Maxime Medard comes in at left wing, with Rougerie reverting back from playing on the wing against Canada to center in place of David Marty, who had a poor match against the Canadians.

Louis Picamoles retains his place at No. 8 after his impressive performance against Canada, and has a chance to make that position his own ahead of Raphael Lakafia.

“Picamoles has been rewarded for his last match,” Lievremont said. “I’ve always reproached him for his inconsistency, now he has the chance to show he can play two good matches at the highest level. It’s up to him to see if he can take it.”

Lievremont had considered waiting until Thursday to name his team on the same day as New Zealand, but he does not expect much chopping and changing in the All Blacks team.

“I’m not expecting any big surprises, except the name of the center who will play with Conrad Smith,” he said. “I expect to see the best of the All Blacks in this match.”

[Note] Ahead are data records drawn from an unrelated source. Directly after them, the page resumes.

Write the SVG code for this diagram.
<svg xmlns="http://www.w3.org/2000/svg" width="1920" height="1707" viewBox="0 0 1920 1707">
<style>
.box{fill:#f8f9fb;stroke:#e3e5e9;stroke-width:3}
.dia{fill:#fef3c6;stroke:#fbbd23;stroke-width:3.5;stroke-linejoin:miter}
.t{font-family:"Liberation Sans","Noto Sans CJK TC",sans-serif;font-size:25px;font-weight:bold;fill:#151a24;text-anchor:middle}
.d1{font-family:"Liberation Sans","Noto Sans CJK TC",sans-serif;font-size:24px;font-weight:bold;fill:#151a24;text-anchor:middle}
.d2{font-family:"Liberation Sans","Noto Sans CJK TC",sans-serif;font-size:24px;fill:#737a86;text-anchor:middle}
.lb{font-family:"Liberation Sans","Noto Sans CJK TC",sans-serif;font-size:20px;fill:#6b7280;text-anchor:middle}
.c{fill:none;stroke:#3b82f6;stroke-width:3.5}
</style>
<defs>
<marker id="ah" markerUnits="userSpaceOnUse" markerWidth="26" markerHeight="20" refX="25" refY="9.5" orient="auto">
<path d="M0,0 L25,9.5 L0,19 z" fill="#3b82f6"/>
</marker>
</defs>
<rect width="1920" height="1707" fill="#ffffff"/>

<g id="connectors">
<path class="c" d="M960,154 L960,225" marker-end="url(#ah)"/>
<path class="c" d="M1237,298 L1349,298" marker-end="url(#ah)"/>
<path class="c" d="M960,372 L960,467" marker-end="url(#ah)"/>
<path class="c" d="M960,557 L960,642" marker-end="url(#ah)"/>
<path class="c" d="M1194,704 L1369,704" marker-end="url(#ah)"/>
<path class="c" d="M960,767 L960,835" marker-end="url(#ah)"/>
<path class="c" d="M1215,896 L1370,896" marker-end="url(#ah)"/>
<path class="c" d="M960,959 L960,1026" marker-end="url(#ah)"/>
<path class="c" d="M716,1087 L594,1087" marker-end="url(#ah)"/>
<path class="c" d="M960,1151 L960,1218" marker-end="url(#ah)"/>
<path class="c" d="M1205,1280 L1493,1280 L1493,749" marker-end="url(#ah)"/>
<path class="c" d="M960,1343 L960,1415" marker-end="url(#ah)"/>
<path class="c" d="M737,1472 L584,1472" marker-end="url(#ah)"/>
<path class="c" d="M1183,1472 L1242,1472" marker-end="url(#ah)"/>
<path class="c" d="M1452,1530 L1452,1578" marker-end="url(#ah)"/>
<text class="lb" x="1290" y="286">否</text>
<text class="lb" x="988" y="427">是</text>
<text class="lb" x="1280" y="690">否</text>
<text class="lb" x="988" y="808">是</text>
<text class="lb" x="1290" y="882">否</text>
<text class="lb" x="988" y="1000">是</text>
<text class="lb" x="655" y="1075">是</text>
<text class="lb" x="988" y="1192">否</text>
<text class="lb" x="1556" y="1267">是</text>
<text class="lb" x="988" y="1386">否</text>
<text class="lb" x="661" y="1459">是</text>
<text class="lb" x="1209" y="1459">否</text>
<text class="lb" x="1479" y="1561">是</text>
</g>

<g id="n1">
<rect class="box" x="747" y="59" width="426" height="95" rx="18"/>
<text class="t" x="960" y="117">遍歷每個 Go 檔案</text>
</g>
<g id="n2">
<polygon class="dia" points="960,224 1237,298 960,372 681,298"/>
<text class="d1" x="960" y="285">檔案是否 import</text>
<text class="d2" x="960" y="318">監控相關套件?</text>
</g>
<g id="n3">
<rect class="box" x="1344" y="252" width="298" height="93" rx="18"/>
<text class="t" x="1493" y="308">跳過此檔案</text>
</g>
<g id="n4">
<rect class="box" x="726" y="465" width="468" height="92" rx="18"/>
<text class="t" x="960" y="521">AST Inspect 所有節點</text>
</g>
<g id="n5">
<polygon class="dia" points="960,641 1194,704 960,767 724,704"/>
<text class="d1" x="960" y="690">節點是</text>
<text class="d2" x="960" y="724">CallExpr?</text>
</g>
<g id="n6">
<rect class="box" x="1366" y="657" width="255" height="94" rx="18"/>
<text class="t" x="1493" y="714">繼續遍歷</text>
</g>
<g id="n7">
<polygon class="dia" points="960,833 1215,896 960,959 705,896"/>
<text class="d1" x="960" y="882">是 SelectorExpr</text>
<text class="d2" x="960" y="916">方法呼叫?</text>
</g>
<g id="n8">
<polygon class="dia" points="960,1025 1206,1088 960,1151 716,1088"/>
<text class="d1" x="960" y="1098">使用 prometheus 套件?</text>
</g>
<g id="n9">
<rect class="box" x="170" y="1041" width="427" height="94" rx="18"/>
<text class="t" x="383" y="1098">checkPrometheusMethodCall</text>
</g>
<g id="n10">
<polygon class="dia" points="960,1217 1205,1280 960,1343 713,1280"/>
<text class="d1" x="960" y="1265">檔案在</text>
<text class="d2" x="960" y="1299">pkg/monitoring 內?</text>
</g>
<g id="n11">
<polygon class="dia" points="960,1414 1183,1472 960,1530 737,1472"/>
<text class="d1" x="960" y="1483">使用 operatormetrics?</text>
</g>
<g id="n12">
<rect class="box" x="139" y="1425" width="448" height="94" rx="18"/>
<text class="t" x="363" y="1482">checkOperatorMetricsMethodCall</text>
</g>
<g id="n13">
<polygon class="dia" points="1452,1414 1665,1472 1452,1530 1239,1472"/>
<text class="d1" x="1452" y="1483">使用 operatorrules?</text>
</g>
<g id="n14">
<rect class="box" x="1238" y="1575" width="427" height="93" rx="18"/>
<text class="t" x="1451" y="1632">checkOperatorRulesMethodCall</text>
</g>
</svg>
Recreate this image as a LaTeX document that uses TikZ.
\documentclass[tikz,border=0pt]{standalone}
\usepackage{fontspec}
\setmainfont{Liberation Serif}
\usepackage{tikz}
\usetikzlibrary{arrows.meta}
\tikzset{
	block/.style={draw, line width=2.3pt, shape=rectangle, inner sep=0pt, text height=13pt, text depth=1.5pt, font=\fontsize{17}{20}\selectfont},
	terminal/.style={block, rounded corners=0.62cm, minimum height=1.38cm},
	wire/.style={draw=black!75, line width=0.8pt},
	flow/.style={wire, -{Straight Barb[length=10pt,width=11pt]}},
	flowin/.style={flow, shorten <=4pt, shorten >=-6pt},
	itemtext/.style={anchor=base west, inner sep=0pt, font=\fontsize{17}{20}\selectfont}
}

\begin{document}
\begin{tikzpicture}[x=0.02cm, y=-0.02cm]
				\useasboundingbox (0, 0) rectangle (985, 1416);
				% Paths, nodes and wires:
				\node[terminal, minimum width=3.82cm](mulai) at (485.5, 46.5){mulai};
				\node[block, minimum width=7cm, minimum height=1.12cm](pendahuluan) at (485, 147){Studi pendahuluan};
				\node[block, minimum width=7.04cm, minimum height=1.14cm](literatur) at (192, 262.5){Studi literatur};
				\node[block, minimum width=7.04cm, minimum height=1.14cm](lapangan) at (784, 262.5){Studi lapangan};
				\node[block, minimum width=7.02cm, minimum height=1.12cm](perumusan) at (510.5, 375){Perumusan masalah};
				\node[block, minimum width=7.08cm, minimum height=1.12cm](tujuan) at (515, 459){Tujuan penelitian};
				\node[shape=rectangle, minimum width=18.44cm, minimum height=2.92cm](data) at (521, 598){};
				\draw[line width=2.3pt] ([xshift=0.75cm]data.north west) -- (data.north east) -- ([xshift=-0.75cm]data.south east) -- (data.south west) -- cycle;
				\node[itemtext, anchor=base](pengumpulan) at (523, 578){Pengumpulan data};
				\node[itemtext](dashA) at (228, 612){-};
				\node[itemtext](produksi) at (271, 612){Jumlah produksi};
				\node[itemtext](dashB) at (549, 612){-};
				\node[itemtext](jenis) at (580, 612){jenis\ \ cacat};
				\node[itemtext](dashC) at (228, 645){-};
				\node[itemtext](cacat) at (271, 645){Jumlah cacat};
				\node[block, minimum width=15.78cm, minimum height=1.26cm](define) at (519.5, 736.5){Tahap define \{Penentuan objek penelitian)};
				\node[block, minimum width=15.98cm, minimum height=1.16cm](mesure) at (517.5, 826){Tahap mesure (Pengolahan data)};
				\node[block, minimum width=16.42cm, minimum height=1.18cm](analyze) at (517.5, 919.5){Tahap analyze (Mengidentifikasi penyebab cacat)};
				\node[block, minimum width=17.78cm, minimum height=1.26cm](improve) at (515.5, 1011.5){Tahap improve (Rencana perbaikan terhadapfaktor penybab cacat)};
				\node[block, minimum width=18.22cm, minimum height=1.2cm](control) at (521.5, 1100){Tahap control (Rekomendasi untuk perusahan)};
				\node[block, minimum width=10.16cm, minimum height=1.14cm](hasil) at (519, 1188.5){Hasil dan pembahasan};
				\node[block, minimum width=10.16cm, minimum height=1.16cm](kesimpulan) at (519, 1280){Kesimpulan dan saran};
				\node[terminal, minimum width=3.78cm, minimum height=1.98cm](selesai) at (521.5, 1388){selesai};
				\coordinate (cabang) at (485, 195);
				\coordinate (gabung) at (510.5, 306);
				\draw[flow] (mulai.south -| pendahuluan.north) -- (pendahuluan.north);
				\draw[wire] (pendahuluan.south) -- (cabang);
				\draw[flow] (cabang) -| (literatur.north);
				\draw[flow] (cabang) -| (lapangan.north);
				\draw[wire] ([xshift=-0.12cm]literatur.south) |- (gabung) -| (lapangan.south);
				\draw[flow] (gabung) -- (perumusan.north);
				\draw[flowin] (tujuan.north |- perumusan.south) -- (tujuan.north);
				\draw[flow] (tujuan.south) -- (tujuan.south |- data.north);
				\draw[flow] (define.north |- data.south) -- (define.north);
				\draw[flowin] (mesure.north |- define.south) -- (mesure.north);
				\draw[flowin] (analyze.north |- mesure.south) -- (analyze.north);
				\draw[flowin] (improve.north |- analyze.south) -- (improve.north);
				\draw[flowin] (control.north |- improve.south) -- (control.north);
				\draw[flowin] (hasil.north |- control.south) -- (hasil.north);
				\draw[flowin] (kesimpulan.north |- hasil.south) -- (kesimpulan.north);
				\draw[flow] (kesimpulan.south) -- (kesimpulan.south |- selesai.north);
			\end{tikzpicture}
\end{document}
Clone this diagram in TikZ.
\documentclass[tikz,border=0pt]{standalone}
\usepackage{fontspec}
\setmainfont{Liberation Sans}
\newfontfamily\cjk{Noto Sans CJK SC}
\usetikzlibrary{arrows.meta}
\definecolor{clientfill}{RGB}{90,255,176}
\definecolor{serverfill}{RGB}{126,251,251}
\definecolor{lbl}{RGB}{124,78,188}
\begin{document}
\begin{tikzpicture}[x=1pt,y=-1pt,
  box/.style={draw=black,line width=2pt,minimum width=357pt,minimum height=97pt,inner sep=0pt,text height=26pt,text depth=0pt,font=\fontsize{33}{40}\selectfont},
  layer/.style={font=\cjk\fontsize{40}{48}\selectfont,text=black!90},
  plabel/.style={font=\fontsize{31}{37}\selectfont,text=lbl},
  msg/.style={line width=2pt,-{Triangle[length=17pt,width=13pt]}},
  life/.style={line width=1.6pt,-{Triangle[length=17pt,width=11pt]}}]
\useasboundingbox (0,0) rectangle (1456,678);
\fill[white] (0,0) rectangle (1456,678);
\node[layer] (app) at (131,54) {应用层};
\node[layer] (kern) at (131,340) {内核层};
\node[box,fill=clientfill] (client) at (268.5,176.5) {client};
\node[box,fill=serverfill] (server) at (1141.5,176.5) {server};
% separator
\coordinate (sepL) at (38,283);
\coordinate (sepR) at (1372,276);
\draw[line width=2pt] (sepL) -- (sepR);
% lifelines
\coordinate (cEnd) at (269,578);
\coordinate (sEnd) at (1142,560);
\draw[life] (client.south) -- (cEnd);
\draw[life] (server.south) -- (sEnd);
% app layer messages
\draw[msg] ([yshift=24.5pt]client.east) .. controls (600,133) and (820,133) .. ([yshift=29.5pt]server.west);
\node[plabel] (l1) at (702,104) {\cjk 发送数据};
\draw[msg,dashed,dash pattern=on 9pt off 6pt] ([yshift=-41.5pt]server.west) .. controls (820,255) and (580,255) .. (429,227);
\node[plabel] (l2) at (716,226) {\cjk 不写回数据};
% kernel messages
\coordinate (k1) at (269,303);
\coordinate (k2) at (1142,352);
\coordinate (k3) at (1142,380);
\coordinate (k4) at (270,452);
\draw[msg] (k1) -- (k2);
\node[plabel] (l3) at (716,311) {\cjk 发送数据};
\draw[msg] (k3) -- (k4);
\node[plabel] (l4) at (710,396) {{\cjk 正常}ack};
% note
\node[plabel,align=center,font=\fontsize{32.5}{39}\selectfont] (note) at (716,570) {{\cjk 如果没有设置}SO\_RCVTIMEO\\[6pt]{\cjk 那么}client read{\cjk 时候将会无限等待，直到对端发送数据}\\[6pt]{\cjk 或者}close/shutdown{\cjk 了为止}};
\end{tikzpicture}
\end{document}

France beat New Zealand in the quarterfinals at the last World Cup, and was the last test side to beat New Zealand at Eden Park, back in 1994. France also beat the All Blacks in Dunedin two years ago.

“This is a unique match, it’s always an honor to play against them in New Zealand,” Lievremont said. “The ultimate would be to play the All Blacks at Eden Park in the final.”

There is a lot of history between the sides, especially at World Cups with France also knocking the All Blacks out of the semifinals in 1999.

“(We should) approach it with a lot of pleasure and a lot of passion, without pressure, just with the pride of honoring our colors,” Lievremont said. “We shouldn’t approach this match with fear in our bellies, but approach it without any complex.”